I'm crazy busy these days, now that I'm chair, but I'm enjoying participating passively in this discussion. Would you mind if I alerted Tony to it? It's always a bit dodgy inviting an author to join in a discussion of their book, but he's a good sport.
So I'm caught up to here, ch. 1. I don't read much early modern stuff these days, so I'd forgotten how lovely a writer Grafton is: funny, direct, pithy, but also clear as a bell. This book is well-timed for me, as I'm in copy edits for my first book (and I've just found out the press intends to use endnotes instead of footnotes; I'm fighting--wish me luck) so I'm thinking about what I meant to do in my notes and how I meant to do it. As a young scholar, I was trained to look to the footnotes--that they were where the *real* argument was to be found (and I even did that, inadvertently, in my first published article) and that a page without copious notes was a worthless page of text. It's hard to train oneself out of that kind of early education, even as I know that Grafton is right that in many ways we use the notes to show what "what a big grown-up historian I am!"
At the same time, I take a real but prurient interest in his anecdotes about scholars bashing each other in their notes...and think too, that this is a great purpose for notes to serve. It can be where we insert ourselves as people in our scholarly work--for good or for ill. If we are meant to disavow "objectivity" perhaps the notes are the place to do it?
(That said, I tried to be really nice to everyone in my book's notes, and not too discursive. It's my *first* book - I'll be more effusive once I'm established!!)
Alas, I was over-ambitious too! I read chapters 1 & 2 right away. . . and haven't yet found time for the others. But I'll enjoy reading the series and the comments.
I'll note, though, that I had some of Bardiac's sense of how subtly but interestingly different the footnote is in literary scholarship; it's something I had never noticed or thought about before even though I read a lot of historiography. We, too, write footnotes as a credentialing mechanism, to show off our erudition, assert our insider status, and the like, but because our arguments are usually based in relatively accessible primary texts there isn't the same laconic obscurity that comes with citing a document or folder, without further specification (and from an archive that may be a $1,500 plane flight away anyway).
It's certainly true that things can be obscured in footnotes, but in most articles I can chase down every last item in someone's footnotes if I want to, because what they're citing are other works of scholarship (whether literary or otherwise).

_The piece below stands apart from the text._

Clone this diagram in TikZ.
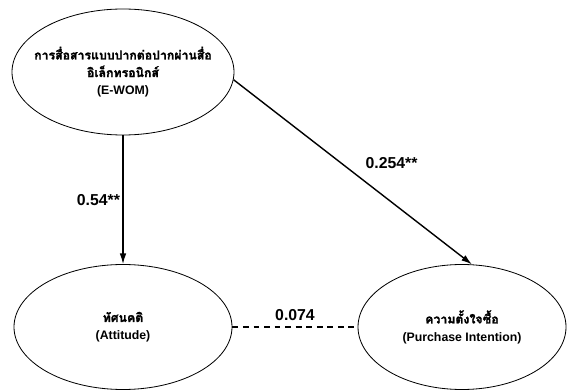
\documentclass[tikz,border=0pt]{standalone}
\usepackage{fontspec}
\setmainfont{Liberation Sans}
\newfontfamily\thaifont[Script=Thai,FakeBold=1.6]{Loma}
\usetikzlibrary{shapes.geometric,arrows.meta,positioning}

\begin{document}
\begin{tikzpicture}[
  construct/.style={draw=black,ellipse,line width=0.7pt,align=center,inner sep=-9pt,font=\bfseries\fontsize{10.5}{15}\selectfont},
  effect/.style={-{Latex[length=3.2mm,width=2mm]},line width=1.2pt},
  coef/.style={font=\bfseries\fontsize{13.5}{15}\selectfont,inner sep=2pt}]
\useasboundingbox (0,0) rectangle (17.04,-11.76);
\node[construct,minimum width=6.66cm,minimum height=3.78cm] (ewom) at (3.69,-2.16) {{\thaifont การสื่อสารแบบปากต่อปากผ่านสื่อ}\\{\thaifont อิเล็กทรอนิกส์}\\(E-WOM)};
\node[construct,minimum width=6.54cm,minimum height=3.75cm] (attitude) at (3.69,-9.81) {{\thaifont ทัศนคติ}\\(Attitude)};
\node[construct,minimum width=6.24cm,minimum height=3.75cm] (intention) at (13.86,-9.81) {{\thaifont ความตั้งใจซื้อ}\\(Purchase Intention)};
\draw[effect] (ewom.south) -- node[coef,left,pos=0.5] (c1) {0.54**} (attitude.north);
\draw[effect] (ewom.-4) -- node[coef,pos=0.6,above right=0.57cm and -0.42cm] (c2) {0.254**} (intention.81);
\draw[dashed,line width=1.2pt,dash pattern=on 5pt off 4pt] (attitude.east) -- node[coef,above=3pt] (c3) {0.074} (intention.west);
\end{tikzpicture}
\end{document}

I'm taking all of this in, friends. It's going to help me write my conclusion to the series, in which I talk about how we use footnotes and what that says about how we are positioning ourselves vis-a-vis the reader (and, not incidentally, who we think that reader is, or should be). I may be excerpting you when I get there...
And for those of you who fell behind in the reading -- well, no reason you can't finish up and join us as you work your way through at your own pace!